Ontario’s regional public health officials are asking the government to prioritize opening schools before lifting other public health restrictions aimed at reducing high levels COVID-19 infection and hospitalizations across the province.
The chair of the Council of Ontario Medical Officers of Health wrote to the provincial health and education ministers asking for deployment of extra measures that would help children get back into classrooms safely.
“Upon careful review and consideration of local indicators, we believe it is possible, and in fact, imperative, that schools begin to open before the reopening of other sectors, as the stay-at-home orders are lifted provincially,” Dr. Paul Roumeliotis’ letter said.
“Safe reopening of all schools in Ontario is essential.”
The letter, dated Friday, cited guidance from Toronto’s SickKids hospital that flagged “harms of prolonged school closures” and recommended daily in-person classrooms be “the last to close and the first to open.”
It also noted a recent paper from the U.S. Centres for Disease Control and Prevention that showed transmission risk within schools was low, with mask requirements and student cohorting in place.
Schools in several southern Ontario regions with high infection rates, including the Toronto and Windsor areas, have been closed through January, with the province staggering reopenings in rural and northern areas that have fewer cases.
Friday’s letter from the medical officers noted schools have reopened safely already in some regions, and it can be done in others. It recommended measures should be taken to reduce infections among staff, including limiting the number of employees on site and not allowing itinerant teachers to give in-person instruction to multiple groups of students.
The letter also called for enhanced testing and greater capacity for same-day tests across the province.
A statement from Education Minister Stephen Lecce said the government “will continue to be guided by leading scientific and pediatric leaders to ensure we keep schools safe.”
“We welcome the support of Medical Officers of Health across Ontario as we work to get all schools open, for all children, in all regions of our province,” Lecce’s statement said.
Ontario’s top doctor said Friday that schools in some regions may stay online until rapid COVID-19 tests can be deployed to monitor the virus.
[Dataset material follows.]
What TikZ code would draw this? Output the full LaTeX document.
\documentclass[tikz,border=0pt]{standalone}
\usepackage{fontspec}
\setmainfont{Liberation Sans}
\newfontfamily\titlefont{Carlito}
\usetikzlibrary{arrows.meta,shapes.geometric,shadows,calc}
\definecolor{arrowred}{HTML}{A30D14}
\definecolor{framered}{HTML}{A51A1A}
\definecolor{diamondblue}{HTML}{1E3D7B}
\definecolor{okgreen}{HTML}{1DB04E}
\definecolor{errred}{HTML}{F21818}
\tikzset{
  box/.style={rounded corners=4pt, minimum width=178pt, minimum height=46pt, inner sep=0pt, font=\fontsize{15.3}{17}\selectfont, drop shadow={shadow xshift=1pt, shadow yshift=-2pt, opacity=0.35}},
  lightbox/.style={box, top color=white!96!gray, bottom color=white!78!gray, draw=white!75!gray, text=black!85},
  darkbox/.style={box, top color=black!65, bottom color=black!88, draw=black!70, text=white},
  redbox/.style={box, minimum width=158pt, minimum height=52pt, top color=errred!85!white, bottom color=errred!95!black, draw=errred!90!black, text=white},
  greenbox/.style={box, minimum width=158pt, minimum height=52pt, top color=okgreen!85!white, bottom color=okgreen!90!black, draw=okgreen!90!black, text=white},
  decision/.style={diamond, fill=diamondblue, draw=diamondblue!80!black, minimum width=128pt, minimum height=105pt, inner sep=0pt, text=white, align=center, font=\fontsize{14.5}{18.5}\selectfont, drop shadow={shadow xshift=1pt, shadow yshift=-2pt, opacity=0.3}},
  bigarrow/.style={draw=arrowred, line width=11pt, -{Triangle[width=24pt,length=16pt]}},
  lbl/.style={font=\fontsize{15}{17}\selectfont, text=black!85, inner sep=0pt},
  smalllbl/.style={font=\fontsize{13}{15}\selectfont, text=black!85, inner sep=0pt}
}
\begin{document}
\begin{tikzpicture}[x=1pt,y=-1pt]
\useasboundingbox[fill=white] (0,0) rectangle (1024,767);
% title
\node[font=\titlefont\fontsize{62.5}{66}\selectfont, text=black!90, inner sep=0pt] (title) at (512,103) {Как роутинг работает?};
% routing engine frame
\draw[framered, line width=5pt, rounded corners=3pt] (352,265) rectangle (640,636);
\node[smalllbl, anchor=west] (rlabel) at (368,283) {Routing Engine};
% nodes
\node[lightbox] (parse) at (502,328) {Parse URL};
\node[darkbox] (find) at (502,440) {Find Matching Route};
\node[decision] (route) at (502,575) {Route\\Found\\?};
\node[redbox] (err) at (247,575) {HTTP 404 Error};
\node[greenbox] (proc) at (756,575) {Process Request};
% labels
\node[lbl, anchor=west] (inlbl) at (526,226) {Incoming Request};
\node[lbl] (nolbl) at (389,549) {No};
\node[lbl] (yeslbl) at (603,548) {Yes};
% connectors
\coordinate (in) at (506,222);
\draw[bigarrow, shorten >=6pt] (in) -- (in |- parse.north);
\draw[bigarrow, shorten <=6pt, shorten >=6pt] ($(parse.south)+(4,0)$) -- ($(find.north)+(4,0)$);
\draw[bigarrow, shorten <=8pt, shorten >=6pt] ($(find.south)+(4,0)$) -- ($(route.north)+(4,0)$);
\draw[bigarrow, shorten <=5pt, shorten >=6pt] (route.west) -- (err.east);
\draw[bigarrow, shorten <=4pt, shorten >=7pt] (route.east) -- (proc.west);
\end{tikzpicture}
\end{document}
Meanwhile on Saturday, a public health physician called a small spike in COVID-19 cases in northwestern Ontario Indigenous communities a “wake-up call” for the area.
Dr. John Guilfoyle with the Sioux Lookout First Nations Health Authority said Saturday that eight total active cases recently detected across five First Nations communities — Poplar Hill, Webequie, Pikangikum, Lac Seul and Nibinamik — appear to have been contained, according to contact tracing and testing so far.
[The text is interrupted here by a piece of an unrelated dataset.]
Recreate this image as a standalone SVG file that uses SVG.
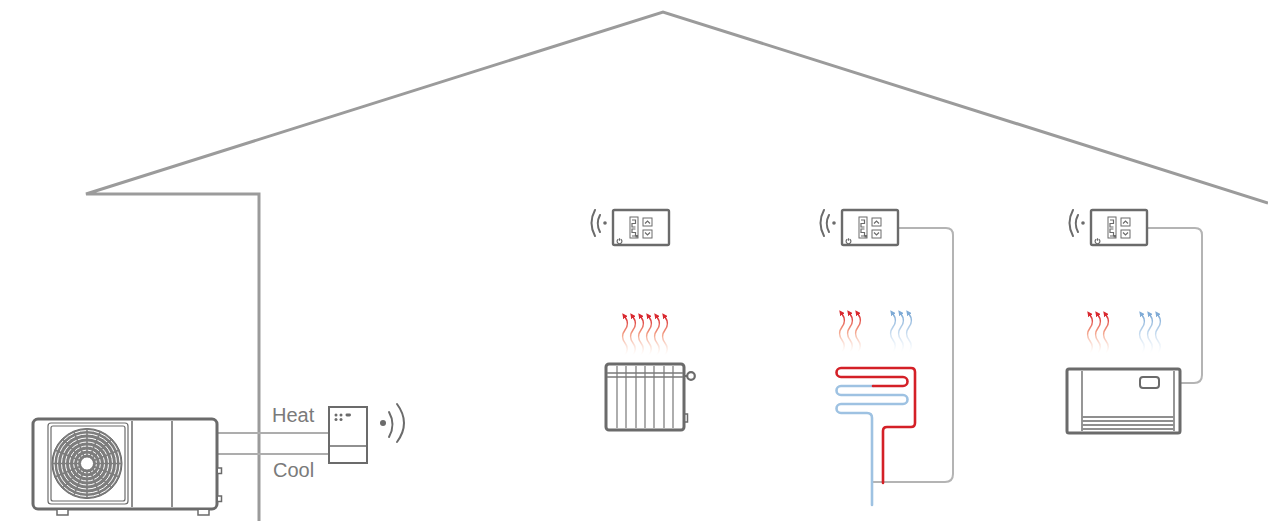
<svg xmlns="http://www.w3.org/2000/svg" width="1268" height="521" viewBox="0 0 1268 521">
  <style>
    .house{fill:none;stroke:#9b9b9b;stroke-width:3;stroke-linejoin:miter}
    .dev{fill:#fff;stroke:#6b6b6b;stroke-width:3}
    .thin{fill:none;stroke:#6b6b6b;stroke-width:1.2}
    .wire{fill:none;stroke:#b4b4b4;stroke-width:2}
    .pipe{fill:none;stroke:#adadad;stroke-width:2}
    .lbl{font-family:"Liberation Sans",Arial,sans-serif;font-size:20px;fill:#7a7a7a}
    .tb{fill:#fff;stroke:#6b6b6b;stroke-width:2.4}
    .ti{fill:#fff;stroke:#6b6b6b;stroke-width:1}
    .wifi{fill:none;stroke:#6b6b6b;stroke-width:2;stroke-linecap:round}
    .hw{fill:none;stroke:url(#gRed);stroke-width:1.5;marker-start:url(#aRed)}
    .cw{fill:none;stroke:url(#gBlue);stroke-width:1.5;marker-start:url(#aBlue)}
    .red{fill:none;stroke:#d42027;stroke-width:2.6;stroke-linecap:round;stroke-linejoin:round}
    .blue{fill:none;stroke:#9ec2e2;stroke-width:2.6;stroke-linecap:round;stroke-linejoin:round}
  </style>
  <defs>
    <linearGradient id="gRed" x1="0" y1="0" x2="0" y2="1">
      <stop offset="0" stop-color="#d9282f"/>
      <stop offset="0.45" stop-color="#ee7d5c" stop-opacity="0.75"/>
      <stop offset="1" stop-color="#f8c9b3" stop-opacity="0"/>
    </linearGradient>
    <linearGradient id="gBlue" x1="0" y1="0" x2="0" y2="1">
      <stop offset="0" stop-color="#7fabd6"/>
      <stop offset="0.45" stop-color="#a9c8e6" stop-opacity="0.75"/>
      <stop offset="1" stop-color="#d6e6f4" stop-opacity="0"/>
    </linearGradient>
    <marker id="aRed" viewBox="0 0 6 6" refX="1" refY="3" markerWidth="5.5" markerHeight="5.5" markerUnits="userSpaceOnUse" orient="auto-start-reverse">
      <path d="M0,0 L6,3 L0,6 z" fill="#d9282f"/>
    </marker>
    <marker id="aBlue" viewBox="0 0 6 6" refX="1" refY="3" markerWidth="5.5" markerHeight="5.5" markerUnits="userSpaceOnUse" orient="auto-start-reverse">
      <path d="M0,0 L6,3 L0,6 z" fill="#7fabd6"/>
    </marker>
    <path id="wave" d="M0,0 c3,4 3,9 0,13 c-3,4 -3,9 0,13 c3,4 3,8 0,12"/>
    <g id="thermo">
      <rect class="tb" x="0" y="0" width="56" height="35" rx="1.5"/>
      <rect class="ti" x="17" y="7" width="8" height="21"/>
      <path class="thin" d="M19,10 h3.5 v3.5 h-3.5 v3.5 h3.5 M22.5,19 h-3.5 v3.5 h3.5 v3.5 h-3.5"/>
      <rect x="22.5" y="25" width="2.5" height="2.5" fill="#6b6b6b"/>
      <rect class="ti" x="30" y="8" width="9" height="8"/>
      <rect class="ti" x="30" y="20" width="9" height="8"/>
      <path class="thin" d="M32,13.5 l2.5,-2.5 l2.5,2.5 M32,22.5 l2.5,2.5 l2.5,-2.5"/>
      <path class="thin" d="M5.3,29.3 a2.4,2.4 0 1 0 2.4,0 M6.5,28.2 v2.6"/>
      <circle cx="-8" cy="13" r="1.8" fill="#6b6b6b"/>
      <path class="wifi" d="M-13,5 Q-17.5,13.5 -13,22 M-18,0 Q-25,13 -18,26"/>
    </g>
  </defs>

  <!-- house outline -->
  <path class="house" d="M259,521 V194 H86 L663,12 L1268,203"/>

  <g id="connectors">
    <!-- flow and return lines from the heat pump -->
    <path class="pipe" d="M218,433 H329 M218,454 H329"/>
    <!-- thermostat wiring -->
    <path class="wire" d="M898,228 H946 Q953,228 953,235 V474 Q953,482 945,482 H872"/>
    <path class="wire" d="M1147,228 H1195 Q1202,228 1202,235 V375 Q1202,383 1194,383 H1181"/>
  </g>

  <g id="heat-pump">
    <rect class="dev" x="33" y="419" width="184" height="90" rx="5"/>
    <rect class="thin" x="48" y="423" width="80" height="81" rx="3" stroke-width="1.6"/>
    <rect class="thin" x="51" y="426" width="74" height="75" rx="2" stroke-width="0.8"/>
    <g transform="translate(87,463.5)">
      <circle r="35" fill="#7d7d7d" stroke="#6b6b6b" stroke-width="1"/>
      <g fill="none" stroke="#ffffff" stroke-width="1">
        <circle r="9.5"/><circle r="13.5"/><circle r="17.5"/><circle r="21.5"/><circle r="25.5"/><circle r="29.5"/><circle r="33"/>
      </g>
      <g stroke="#7d7d7d" stroke-width="1.6">
        <path d="M0,-35 V-7 M0,35 V7 M-35,0 H-7 M35,0 H7"/>
        <path d="M-24.7,-24.7 L-5,-5 M24.7,24.7 L5,5 M-24.7,24.7 L-5,5 M24.7,-24.7 L5,-5"/>
        <path d="M13.4,-32.3 L2.7,-6.5 M-13.4,32.3 L-2.7,6.5 M-13.4,-32.3 L-2.7,-6.5 M13.4,32.3 L2.7,6.5"/>
        <path d="M32.3,-13.4 L6.5,-2.7 M-32.3,13.4 L-6.5,2.7 M-32.3,-13.4 L-6.5,-2.7 M32.3,13.4 L6.5,2.7"/>
      </g>
      <circle r="6.5" fill="#fff" stroke="#6b6b6b" stroke-width="0.8"/>
    </g>
    <path fill="none" stroke="#6b6b6b" stroke-width="1.5" d="M132,421 V507 M172,421 V507"/>
    <path fill="#fff" stroke="#6b6b6b" stroke-width="1.5" d="M57,510 v5 h11 v-5 M198,510 v5 h11 v-5 M218,468 h3.5 v5.5 h-3.5 M218,496 h3.5 v5.5 h-3.5"/>
  </g>

  <g id="controller">
    <text class="lbl" x="272" y="422">Heat</text>
    <text class="lbl" x="273" y="477">Cool</text>
    <rect x="329" y="407" width="38" height="56" fill="#fff" stroke="#6b6b6b" stroke-width="2"/>
    <path d="M329,446 H367" stroke="#6b6b6b" stroke-width="1.6"/>
    <g fill="#6b6b6b">
      <circle cx="336" cy="415" r="1.5"/><circle cx="341" cy="415" r="1.5"/>
      <rect x="345.5" y="413.6" width="5.5" height="2.8" rx="1.4"/>
      <circle cx="336" cy="419.5" r="1.5"/><circle cx="341" cy="419.5" r="1.5"/>
      <circle cx="383" cy="423" r="3"/>
    </g>
    <path class="wifi" stroke-width="2.2" d="M389,412 Q396,424.5 389,437 M397,404 Q411,423 397,442"/>
  </g>

  <g id="thermostat-1"><use href="#thermo" transform="translate(613,210)"/></g>
  <g id="thermostat-2"><use href="#thermo" transform="translate(842,210)"/></g>
  <g id="thermostat-3"><use href="#thermo" transform="translate(1091,210)"/></g>

  <g id="radiator">
    <g transform="translate(0,317)">
      <use class="hw" href="#wave" x="625"/>
      <use class="hw" href="#wave" x="633"/>
      <use class="hw" href="#wave" x="641"/>
      <use class="hw" href="#wave" x="649"/>
      <use class="hw" href="#wave" x="657"/>
      <use class="hw" href="#wave" x="665"/>
    </g>
    <rect x="684" y="414" width="3.5" height="8" fill="#fff" stroke="#6b6b6b" stroke-width="1.5"/>
    <path d="M684,376 H688" stroke="#6b6b6b" stroke-width="2"/>
    <circle cx="691" cy="376" r="3.8" fill="#fff" stroke="#6b6b6b" stroke-width="2.2"/>
    <rect class="dev" x="606" y="364" width="78" height="66" rx="3"/>
    <path fill="none" stroke="#8c8c8c" stroke-width="1.4" d="M617,366 V428 M626,366 V428 M636,366 V428 M645,366 V428 M654,366 V428 M664,366 V428 M673,366 V428"/>
    <path fill="none" stroke="#7a7a7a" stroke-width="1.4" d="M607,373 H683 M607,377 H683"/>
  </g>

  <g id="underfloor">
    <g transform="translate(0,314)">
      <use class="hw" href="#wave" x="842"/>
      <use class="hw" href="#wave" x="850"/>
      <use class="hw" href="#wave" x="858"/>
      <use class="cw" href="#wave" x="893"/>
      <use class="cw" href="#wave" x="901"/>
      <use class="cw" href="#wave" x="909"/>
    </g>
    <!-- return loop: lower half of the serpentine down to the outlet -->
    <path class="blue" d="M873,386 H841 A4.5,4.5 0 0 0 841,395 H903 A4.5,4.5 0 0 1 903,404 H841 A4.5,4.5 0 0 0 841,413 H867 Q872,413 872,418 V505"/>
    <!-- supply: riser, then upper half of the serpentine -->
    <path class="red" d="M883,483 V431 Q883,427 887,427 H911 Q915,427 915,423 V372 Q915,368 911,368 H841 A4.5,4.5 0 0 0 841,377 H903 A4.5,4.5 0 0 1 903,386 H873"/>
  </g>

  <g id="fan-coil">
    <g transform="translate(0,315)">
      <use class="hw" href="#wave" x="1090"/>
      <use class="hw" href="#wave" x="1098"/>
      <use class="hw" href="#wave" x="1106"/>
      <use class="cw" href="#wave" x="1142"/>
      <use class="cw" href="#wave" x="1150"/>
      <use class="cw" href="#wave" x="1158"/>
    </g>
    <rect class="dev" x="1067" y="369" width="113" height="64" rx="2"/>
    <path fill="none" stroke="#6b6b6b" stroke-width="1.4" d="M1082,371 V431 M1174,371 V431"/>
    <rect x="1140" y="377" width="19" height="11" rx="3" fill="#fff" stroke="#6b6b6b" stroke-width="2"/>
    <path fill="none" stroke="#8f8f8f" stroke-width="2" d="M1082,417 H1174 M1082,421 H1174 M1082,425 H1174 M1082,429 H1174"/>
  </g>
</svg>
Guilfoyle described the containment as good news, but said the situation is a reminder that taking precautions is more important than ever, especially given that cases were reported in four communities in a single day this week.
“To get cases in four communities in one day is absolutely new, and this is a pattern we don’t want to see repeated,” Guilfoyle said in a Saturday video update.
He reminded people to stick to essential travel and continue following public health guidance by physically distancing from one another, wearing masks and staying within social bubbles. He noted such measures are more important than ever as a new and potentially more infectious virus variant emerges in the province.
The variant known as B.1.1.7 first discovered in the United Kingdom last year has been detected in health units across the province since it was first discovered in the Toronto area just over a month ago.
As of Saturday, the province had confirmed 57 cases of the U.K. variant, with infections reported in new regions including Halton and Waterloo.
Public health officials in the Kingston, Ont., and Barrie, Ont., areas have said they suspect the actual number of U.K. variant cases is higher than the confirmed total.
In Barrie, an outbreak driven by the variant that began in a long-term care home has since infected well over 200 people. The region’s top doctor said this week he’s confident every case in the outbreak is the U.K. strain.
In their letter to the province about schools, the regional medical officers said the variants should be monitored, but the group “(does) not believe they present a reason to delay a return to the classroom.”
Ontario reported a provincewide total of 2,063 additional cases of COVID-19 on Saturday, and 73 more deaths linked to the virus.
Of 1,273 people hospitalized as of Saturday, the province said 353 patients were in intensive care and 216 were on ventilators.
The province reported 9,373 COVID-19 vaccine doses administered Friday, for a total of 336,828.